15. The assembly as recited in claim 10, wherein said body seal is isolated from movement of said stem, and wherein said stem seal is isolated from said body.

16. The assembly as recited in claim 10, further comprising a shut-off actuator configured to automatically shut off flow of fluid through said main body in response to a fill condition.

17. A fuel dispenser comprising:

a main body including an inlet port adapted to communicate with a source of pressurized fuel and an outlet port adapted to dispense fuel from said main body, wherein said main body includes an inner chamber defined by a chamber surface;

a seal comprising a sealing surface, wherein said sealing surface sealingly contacts a component of said fuel dispensing assembly to provide a first seal;

an insertable retainer configured to selectively engage said inner chamber, wherein said retainer is adapted to retain said seal when said retainer is disengaged from said chamber, and wherein said seal provides said first seal against said assembly component when said retainer engages said inner chamber;

a manual actuator adapted to control the flow of fuel through said main body; and

a shut-off actuator configured to automatically shut off flow of fuel through said main body in response to a fill condition.

18. The fuel dispenser as recited in claim 17, wherein said seal is isolated from said main body and is held between said component and a low friction surface of said retainer.

19. The fuel dispenser as recited in claim 17, wherein said component comprises a moving component separate from said main body, and wherein said dispenser further comprises a second seal retained by said retainer and isolated from said moving component, wherein said second seal contacts said main body and wherein said first seal is isolated from said main body by said retainer.

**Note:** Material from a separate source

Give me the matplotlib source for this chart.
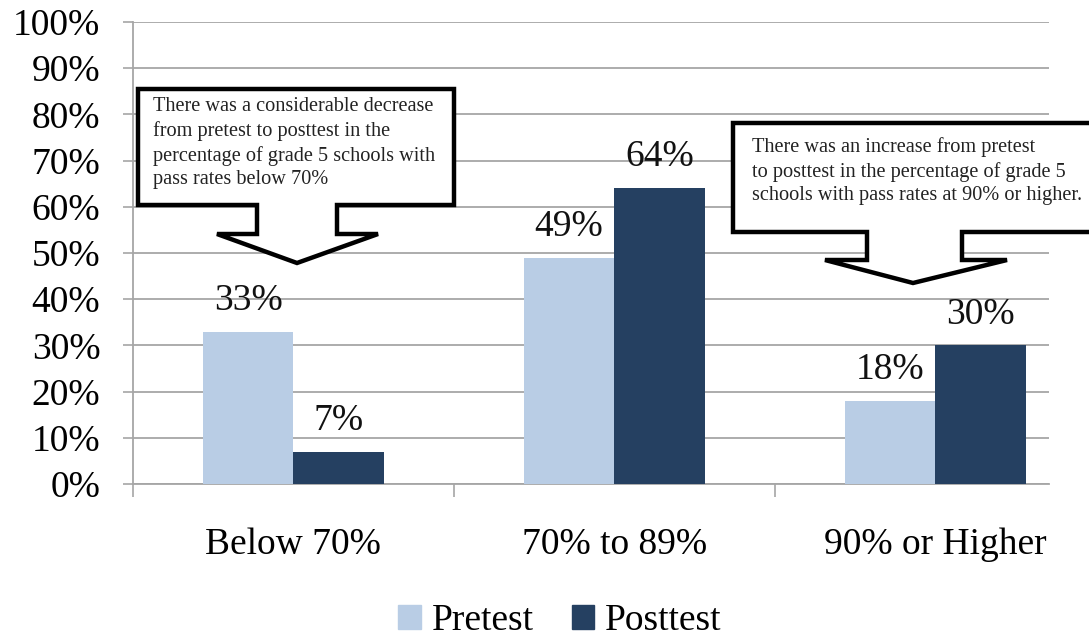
import matplotlib
matplotlib.use('Agg')
import matplotlib.pyplot as plt
from matplotlib.patches import Polygon, Patch
from matplotlib.ticker import FixedLocator
import numpy as np

plt.rcParams['font.family'] = ['Liberation Serif', 'DejaVu Serif']

categories = ['Below 70%', '70% to 89%', '90% or Higher']
pretest = [33, 49, 18]
posttest = [7, 64, 30]
series_names = ['Pretest', 'Posttest']

note_low = ('There was a considerable decrease\n'
            'from pretest to posttest in the\n'
            'percentage of grade 5 schools with\n'
            'pass rates below 70%')
note_high = ('There was an increase from pretest\n'
             'to posttest in the percentage of grade 5\n'
             'schools with pass rates at 90% or higher.')

light = '#B9CDE5'
dark = '#254061'
grid_c = '#A6A6A6'

W, H = 1089, 640
fig = plt.figure(figsize=(W / 100, H / 100), dpi=100)
ax = fig.add_axes([133 / W, 1 - 484 / H, (1049 - 133) / W, (484 - 22) / H])

x = np.arange(len(categories))
bw = 0.282
b1 = ax.bar(x - bw / 2, pretest, bw, color=light, label=series_names[0], zorder=3)
b2 = ax.bar(x + bw / 2, posttest, bw, color=dark, label=series_names[1], zorder=3)

for bars, vals in ((b1, pretest), (b2, posttest)):
    for rect, v in zip(bars, vals):
        ax.annotate(f'{v}%', (rect.get_x() + rect.get_width() / 2, v),
                    xytext=(0, 10), textcoords='offset points',
                    ha='center', va='bottom', fontsize=27, color='#111111')

ax.set_xlim(-0.5, 2.355)
ax.set_ylim(0, 100)
ax.set_yticks(np.arange(0, 101, 10))
ax.set_yticklabels([f'{v}%' for v in range(0, 101, 10)])
ax.yaxis.grid(True, color=grid_c, linewidth=1.3, zorder=0)
ax.tick_params(axis='y', length=7.5, width=1.2, color=grid_c, pad=16, labelsize=27)

ax.set_xticks(x)
ax.set_xticklabels(categories)
ax.xaxis.set_minor_locator(FixedLocator([-0.5, 0.5, 1.5]))
ax.tick_params(axis='x', which='major', length=0, pad=31, labelsize=27)
ax.tick_params(axis='x', which='minor', length=9, width=1.2, color=grid_c)

for s in ('top', 'right'):
    ax.spines[s].set_visible(False)
for s in ('left', 'bottom'):
    ax.spines[s].set_color(grid_c)
    ax.spines[s].set_linewidth(1.3)


def fig_xy(pts):
    return [(px / W, 1 - py / H) for px, py in pts]


def callout(left, right, top, bottom, s_left, s_right, s_bot, w_left, w_right, tip):
    # rectangle with a block arrow hanging from its lower edge
    pts = [(left, top), (right, top), (right, bottom), (s_right, bottom),
           (s_right, s_bot), (w_right, s_bot), tip, (w_left, s_bot),
           (s_left, s_bot), (s_left, bottom), (left, bottom)]
    fig.add_artist(Polygon(fig_xy(pts), closed=True, facecolor='white',
                           edgecolor='black', linewidth=3.2, joinstyle='miter',
                           transform=fig.transFigure, zorder=5))


callout(138, 454, 89, 205, 257, 337, 234, 217, 378, (297, 263))
callout(733, 1100, 123, 232, 867, 962, 260, 825, 1007, (913, 283))

fig.text(153 / W, 1 - 97 / H, note_low, ha='left', va='top', fontsize=14.6,
         linespacing=1.33, color='#222222', zorder=6)
fig.text(752 / W, 1 - 137 / H, note_high, ha='left', va='top', fontsize=14.6,
         linespacing=1.33, color='#222222', zorder=6)

handles = [Patch(color=light), Patch(color=dark)]
fig.legend(handles, series_names, loc='center', bbox_to_anchor=(560 / W, 1 - 621 / H),
           ncol=2, frameon=False, fontsize=27, handlelength=0.6, handleheight=0.6,
           handletextpad=0.3, columnspacing=1.0)

fig.savefig('out.png', dpi=100)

20. A method for assembling a fuel dispensing apparatus, the method comprising:

placing a seal on a module such that said seal is held on said module;

providing components for assembling a fuel dispensing apparatus;

engaging said module with a housing for a fuel dispensing apparatus, such that said seal contacts at least one of said housing and said components and provides a fluid-tight seal therewith; and

assembling said components and said housing as a fuel dispensing apparatus.

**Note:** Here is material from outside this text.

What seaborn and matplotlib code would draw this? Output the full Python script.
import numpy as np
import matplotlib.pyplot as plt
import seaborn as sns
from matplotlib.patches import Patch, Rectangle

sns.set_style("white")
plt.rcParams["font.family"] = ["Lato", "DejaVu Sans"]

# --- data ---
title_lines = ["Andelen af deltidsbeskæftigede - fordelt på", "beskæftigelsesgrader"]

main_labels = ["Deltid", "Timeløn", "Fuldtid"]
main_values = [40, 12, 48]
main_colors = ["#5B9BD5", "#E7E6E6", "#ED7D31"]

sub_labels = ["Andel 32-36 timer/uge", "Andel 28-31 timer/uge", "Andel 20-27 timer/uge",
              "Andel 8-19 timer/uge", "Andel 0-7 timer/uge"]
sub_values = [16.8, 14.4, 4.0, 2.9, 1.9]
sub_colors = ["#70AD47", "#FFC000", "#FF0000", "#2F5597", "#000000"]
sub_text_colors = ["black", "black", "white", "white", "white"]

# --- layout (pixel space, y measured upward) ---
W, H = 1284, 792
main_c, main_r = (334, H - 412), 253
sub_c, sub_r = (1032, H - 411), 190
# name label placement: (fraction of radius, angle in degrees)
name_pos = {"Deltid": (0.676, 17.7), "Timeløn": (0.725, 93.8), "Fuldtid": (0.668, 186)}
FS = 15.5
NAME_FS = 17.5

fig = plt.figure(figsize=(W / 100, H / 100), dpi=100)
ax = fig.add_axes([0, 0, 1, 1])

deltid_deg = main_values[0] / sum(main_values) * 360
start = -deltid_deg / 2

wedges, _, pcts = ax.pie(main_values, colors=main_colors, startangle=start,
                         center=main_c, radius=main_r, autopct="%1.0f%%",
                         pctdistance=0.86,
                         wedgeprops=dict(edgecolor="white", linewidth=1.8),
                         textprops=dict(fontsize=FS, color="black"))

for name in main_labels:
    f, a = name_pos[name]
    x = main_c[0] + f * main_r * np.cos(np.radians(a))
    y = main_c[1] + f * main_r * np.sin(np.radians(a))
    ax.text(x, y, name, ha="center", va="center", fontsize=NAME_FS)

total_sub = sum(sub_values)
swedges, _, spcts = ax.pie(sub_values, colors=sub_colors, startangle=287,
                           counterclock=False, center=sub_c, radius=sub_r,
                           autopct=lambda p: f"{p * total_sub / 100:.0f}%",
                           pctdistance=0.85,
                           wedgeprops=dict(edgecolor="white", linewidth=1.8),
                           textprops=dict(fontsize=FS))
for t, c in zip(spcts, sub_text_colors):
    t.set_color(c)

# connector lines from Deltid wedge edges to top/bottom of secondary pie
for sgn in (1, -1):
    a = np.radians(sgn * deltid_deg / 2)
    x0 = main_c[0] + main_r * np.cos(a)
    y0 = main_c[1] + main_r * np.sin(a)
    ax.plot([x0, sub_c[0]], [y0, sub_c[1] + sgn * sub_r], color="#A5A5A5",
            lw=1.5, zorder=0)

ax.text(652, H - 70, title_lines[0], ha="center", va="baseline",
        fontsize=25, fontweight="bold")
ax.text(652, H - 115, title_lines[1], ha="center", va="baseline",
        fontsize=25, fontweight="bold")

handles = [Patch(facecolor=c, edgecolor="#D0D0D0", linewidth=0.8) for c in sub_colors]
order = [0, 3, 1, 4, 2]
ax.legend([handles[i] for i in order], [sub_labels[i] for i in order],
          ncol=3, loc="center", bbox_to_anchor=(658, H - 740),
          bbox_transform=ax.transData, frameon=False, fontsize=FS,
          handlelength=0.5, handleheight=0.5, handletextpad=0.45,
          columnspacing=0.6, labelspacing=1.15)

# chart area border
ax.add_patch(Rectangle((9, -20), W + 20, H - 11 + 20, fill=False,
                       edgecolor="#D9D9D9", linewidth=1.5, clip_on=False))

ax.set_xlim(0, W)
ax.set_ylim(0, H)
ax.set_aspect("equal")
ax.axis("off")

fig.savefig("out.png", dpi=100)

21. The method as recited in claim 20, wherein said module engages said housing by a threaded engagement, and wherein said seal is placed within a recess of said module.

22. The method as recited in claim 20, wherein said seal comprises a poppet stem seal, wherein one of said components comprises a poppet stem, and wherein the method further comprises:

placing said poppet stem through said module and said seal.

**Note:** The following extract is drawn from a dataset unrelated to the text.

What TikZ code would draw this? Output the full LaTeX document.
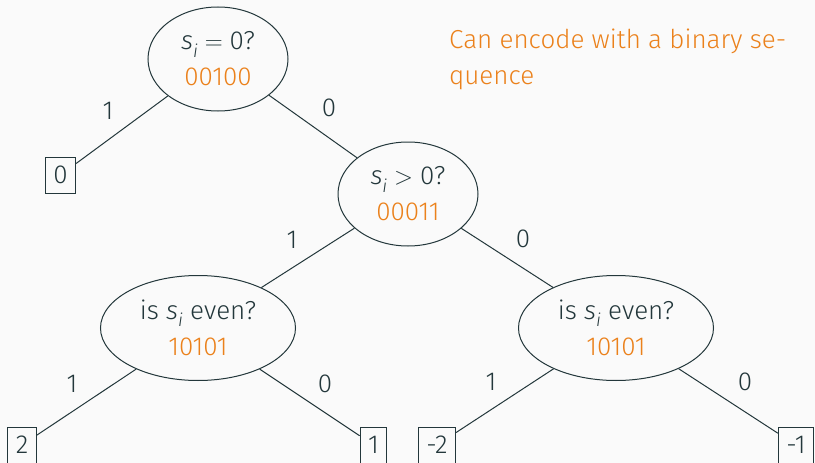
\documentclass[tikz,border=0pt]{standalone}
\usepackage{fontspec}
\setmainfont{Fira Sans Light}
\usetikzlibrary{shapes.geometric}
\definecolor{mdark}{HTML}{23373B}
\definecolor{morange}{HTML}{EB811B}
\definecolor{mbg}{HTML}{FAFAFA}
\newcommand{\si}{\textit{s}\raisebox{-0.28em}{\fontsize{18}{18}\selectfont\itshape i}}
\begin{document}
\begin{tikzpicture}[x=1pt,y=-1pt,
  every node/.style={text=mdark, font=\fontsize{26}{36}\selectfont},
  qnode/.style={ellipse, draw=mdark, line width=1pt, inner sep=0pt, align=center},
  leaf/.style={rectangle, draw=mdark, line width=1pt, inner xsep=8pt, inner ysep=0pt, minimum height=36pt},
  lbl/.style={inner sep=0pt},
  edge/.style={draw=mdark, line width=1pt},
  code/.style={text=morange}]
\fill[mbg] (0,0) rectangle (815,463);
\useasboundingbox (0,0) rectangle (815,463);

\node[qnode, minimum width=140pt, minimum height=104pt] (root) at (218,59)
  {\si${}={}$0?\\\textcolor{morange}{00100}};
\node[qnode, minimum width=140pt, minimum height=104pt] (pos) at (408,194)
  {\si${}>{}$0?\\\textcolor{morange}{00011}};
\node[qnode, minimum width=195pt, minimum height=105pt] (evl) at (198,328)
  {is \si\ even?\\\textcolor{morange}{10101}};
\node[qnode, minimum width=195pt, minimum height=105pt] (evr) at (616,328)
  {is \si\ even?\\\textcolor{morange}{10101}};

\node[leaf] (z) at (60.5,175) {0};
\node[leaf] (two) at (22,445) {2};
\node[leaf] (one) at (373.5,445) {1};
\node[leaf] (mtwo) at (437,445) {-2};
\node[leaf] (mone) at (796,445) {-1};

\draw[edge] (root) -- (z);
\draw[edge] (root) -- (pos);
\draw[edge] (pos) -- (evl);
\draw[edge] (pos) -- (evr);
\draw[edge] (evl) -- (two);
\draw[edge] (evl) -- (one);
\draw[edge] (evr) -- (mtwo);
\draw[edge] (evr) -- (mone);

\node[lbl] (l1) at (108,111) {1};
\node[lbl] (l2) at (329,108) {0};
\node[lbl] (l3) at (292,240) {1};
\node[lbl] (l4) at (523,239) {0};
\node[lbl] (l5) at (72,384) {1};
\node[lbl] (l6) at (325,384) {0};
\node[lbl] (l7) at (491,382) {1};
\node[lbl] (l8) at (745,382) {0};

\node[code, anchor=base west, align=left, inner sep=0pt] (note) at (449,84)
  {Can encode with a binary se-\\quence};
\end{tikzpicture}
\end{document}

23. The method as recited in claim 20, wherein one of said components comprises a poppet stem and wherein said seal contacts said poppet stem and is isolated from said housing by said module, and wherein said method further comprises:

placing a second seal on said module whereby said second seal is isolated from said poppet stem by said module, and wherein said second seal sealingly contacts said housing upon engaging said module with said housing.

24. The method as recited in claim 20, further comprising:

engaging a first piece of said module with a second piece of said module such that said seal is held between said two pieces.

25. A fluid dispenser comprising:

a fluid dispenser housing comprising an inner chamber defined by a chamber surface;

a poppet stem assembly residing within the inner chamber and comprising: a cylindrical stem including an outer surface, said stem being configured to control the flow of fluid through said housing; a stem seal member in sealing contact with said outer surface of said cylindrical stem to provide a first seal, wherein said stem seal member does not contact said housing; and a housing seal member in sealing contact with said chamber surface of said housing to provide a second seal, wherein said housing seal member does not contact said stem.

26. The dispenser as recited in claim 25, wherein said stem seal member is located between a low friction surface and said stem.

27. The dispenser as recited in claim 25, wherein said stem seal member and said housing seal member are retained by an insertable module.